When you are learning how to start journaling, your primary goal is not eloquence. It is continuity. The quality of your insights rises naturally as the habit stabilizes.

Overcoming Common Journaling Roadblocks and Writer’s Block

Most journaling obstacles are predictable. Addressing them in advance prevents minor friction from becoming a reason to quit.

  • “I do not have time.” Reduce the scope. A two-minute entry is still a daily practice. Write a single paragraph, a short list, or three sentences.
  • “I do not know what to write.” Use prompts, templates, or a repeatable set of questions. Remove the burden of inventing a topic.
  • “I am worried someone will read it.” Use a locked drawer, a password-protected app, or write in a coded shorthand. Privacy is essential to honest reflection.
  • “I missed a day and feel behind.” Do not backfill. Simply write today’s date and continue. A journal is a record, not a test.
  • “My entries sound repetitive.” That repetition is data. Patterns reveal what you need to change, what you avoid, and what you value.

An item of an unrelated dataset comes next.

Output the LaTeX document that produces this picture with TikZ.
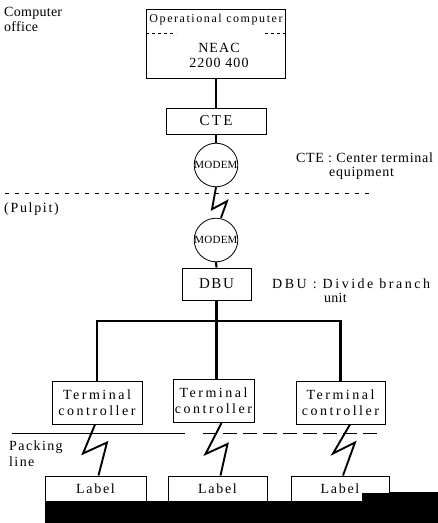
\documentclass[tikz,border=0pt]{standalone}
\usepackage{fontspec}
\setmainfont{Liberation Serif}
\newcommand{\tfont}[3]{\fontsize{#1pt}{#2pt}\selectfont\addfontfeature{LetterSpace=#3}}
\begin{document}
\begin{tikzpicture}[x=1pt,y=-1pt,
  box/.style={draw, line width=1pt, inner sep=0},
  conn/.style={line width=2.1pt},
  bolt/.style={line width=1.9pt, line join=miter},
  txt/.style={inner sep=0, text=black},
  modem/.style={circle, draw, line width=0.8pt, minimum size=42pt, inner sep=0, font=\tfont{11}{12}{2}},
  tc/.style={box, minimum height=43pt, align=center, font=\tfont{14}{16}{18}},
  lab/.style={box, minimum height=26pt, font=\tfont{14}{15}{12}},
  sep/.style={line width=0.6pt}
]
\useasboundingbox (0,0) rectangle (438,523);
\fill[white] (0,0) rectangle (438,523);

% computer office
\node[txt, font=\tfont{14}{15}{2}, anchor=north west, align=left] (office) at (4,7) {Computer\\office};
\node[box, minimum width=139pt, minimum height=69pt] (oc) at (216,43.5) {};
\draw[sep, dash pattern=on 3pt off 3pt] (oc.west |- 0,33) -- ++(30,0);
\draw[sep, dash pattern=on 3pt off 3pt] (oc.east |- 0,33) -- ++(-22,0);
\node[txt, font=\tfont{12}{13}{13}] (ochead) at (216,20) {Operational computer};
\node[txt, font=\tfont{14}{15}{8}, align=center] (neac) at (219,55.5) {NEAC\\2200 400};

\node[box, minimum width=100pt, minimum height=26pt, font=\tfont{15}{16}{15}] (cte) at (216,121) {CTE};
\draw[conn] (cte.north |- oc.south) -- (cte.north);
\node[modem] (m1) at (216,165) {MODEM};
\draw[conn] (cte.south) -- (m1.north);
\node[txt, font=\tfont{14}{14}{5}, anchor=west, align=left] (ctelab) at (296,166) {CTE : Center terminal\\\hspace{33pt}equipment};

\draw[line width=0.5pt, dash pattern=on 4pt off 6pt] (5,193) -- (372,193);
\node[txt, font=\tfont{14}{15}{12}, anchor=west] (pulpit) at (4,209) {(Pulpit)};

\node[modem] (m2) at (216,240) {MODEM};
\draw[bolt] (m1.south) -- ++(-4,22) -- ++(15,-8) -- ([xshift=5pt]m2.north);

\node[box, minimum width=69pt, minimum height=32pt, font=\tfont{15}{16}{10}] (dbu) at (216.5,284) {DBU};
\draw[conn] (m2.south) -- (dbu.north);
\node[txt, font=\tfont{14}{14}{18}, anchor=north west, align=left] (dbulab) at (272,279) {DBU : Divide branch\\\hspace{52pt}{\addfontfeature{LetterSpace=2}unit}};

% terminal controllers
\node[tc, minimum width=90pt] (tc1) at (97,402.5) {Terminal\\controller};
\node[tc, minimum width=81pt] (tc2) at (213.5,401) {Terminal\\controller};
\node[tc, minimum width=89pt] (tc3) at (340.5,402.5) {Terminal\\controller};
\coordinate (bus) at (216.5,321);
\draw[conn] (dbu.south) -- (dbu.south |- tc2.north);
\draw[conn] (tc1.north) -- (tc1.north |- bus) -- (tc3.north |- bus) -- (tc3.north);

% packing line
\draw[sep] (12,433) -- (185,433);
\draw[sep, dash pattern=on 14pt off 6pt] (203,433) -- (378,433);
\node[txt, font=\tfont{14}{16}{10}, anchor=north west, align=left] (packing) at (9,441) {Packing\\line};

% labels
\node[lab, minimum width=101pt] (lab1) at (95.5,489) {Label};
\node[lab, minimum width=99pt] (lab2) at (217.5,489) {Label};
\node[lab, minimum width=98pt] (lab3) at (340,489) {Label};
\draw[bolt] ([xshift=-2pt]tc1.south) -- ++(-12,29) -- ++(24,-11) -- ([xshift=3pt]lab1.north);
\draw[bolt] ([xshift=8pt]tc2.south) -- ++(-16,31) -- ++(22,-10) -- ([xshift=3pt]lab2.north);
\draw[bolt] ([xshift=9.5pt]tc3.south) -- ++(-17,29) -- ++(22,-11) -- ([xshift=3pt]lab3.north);

\fill[black] (45,501) rectangle (438,523);
\fill[black] (362,492.5) rectangle (438,502);
\draw[line width=0.9pt] (lab3.east |- 0,492) -- (438,492);
\end{tikzpicture}
\end{document}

Writer’s block often disappears when you permit unfinished thoughts. Begin with a plain sentence such as: “Today feels heavy because…” or “The main thing on my mind is…” Momentum follows motion.

Journaling Prompts and Ideas to Keep You Inspired

Daily Journal Prompts for Self-Reflection and Personal Growth

Strong journaling prompts do more than fill the page; they direct attention toward insight. Rotate prompts to avoid autopilot and to encourage different forms of thinking—emotional, practical, philosophical, and strategic.

  • What is one feeling I experienced strongly today, and what triggered it?
  • What did I avoid today, and what would it cost me to face it?
  • What decision is waiting for me, and what information do I still need?
  • What did I do well today, even if it felt small?
  • What pattern keeps repeating in my life, and what might it be teaching me?
  • What do I need more of right now: rest, connection, structure, or challenge?
  • What belief is shaping my behavior, and is it still true?
  • What would I tell a friend in my situation—and why am I not telling myself the same?
  • What am I grateful for today, and what does it reveal about what I value?
  • What is one meaningful step I can take tomorrow?

If your goal is stress relief, keep prompts gentle and grounding. If your goal is growth, choose prompts that invite honest accountability without harshness.

Creative Journaling Ideas to Make Your Practice More Enjoyable

Creativity does not require artistic skill; it requires permission to experiment. Introducing variety can refresh your daily journaling practice while preserving the habit’s core simplicity.

  • One-line-a-day journaling: Capture a single sentence each day. This is ideal when life is intense and time is scarce.
  • Dialogue journaling: Write a conversation between “Current Me” and “Future Me,” or between your fear and your wiser voice.
  • Theme weeks: Dedicate each week to a theme—health, career, relationships, learning—and keep entries focused and coherent.
  • Micro-reviews: End each day with three bullets: highlight, challenge, lesson. The format is fast yet revealing.
  • Visual elements: Add simple boxes, separators, or minimal doodles if it helps you return to the page. For bullet journaling, incorporate clean trackers or monthly reflections rather than overly complex layouts.

The purpose of creative variation is not decoration; it is engagement. The practice should feel like a tool you look forward to using, not an obligation you endure.

Conclusion

A sustainable journaling practice is built on clarity and kindness: clarity about what the journal is for, and kindness about how imperfect the entries may be. Start small, choose a format that fits your life, and rely on prompts when your mind feels blank. With time, journaling becomes more than a habit. It becomes a reliable method for thinking, recovering, deciding, and growing.

If you want the simplest possible starting point, commit to five minutes a day for two weeks. Write what is true, write what you notice, and write what you will do next. That is enough to begin—and often enough to continue.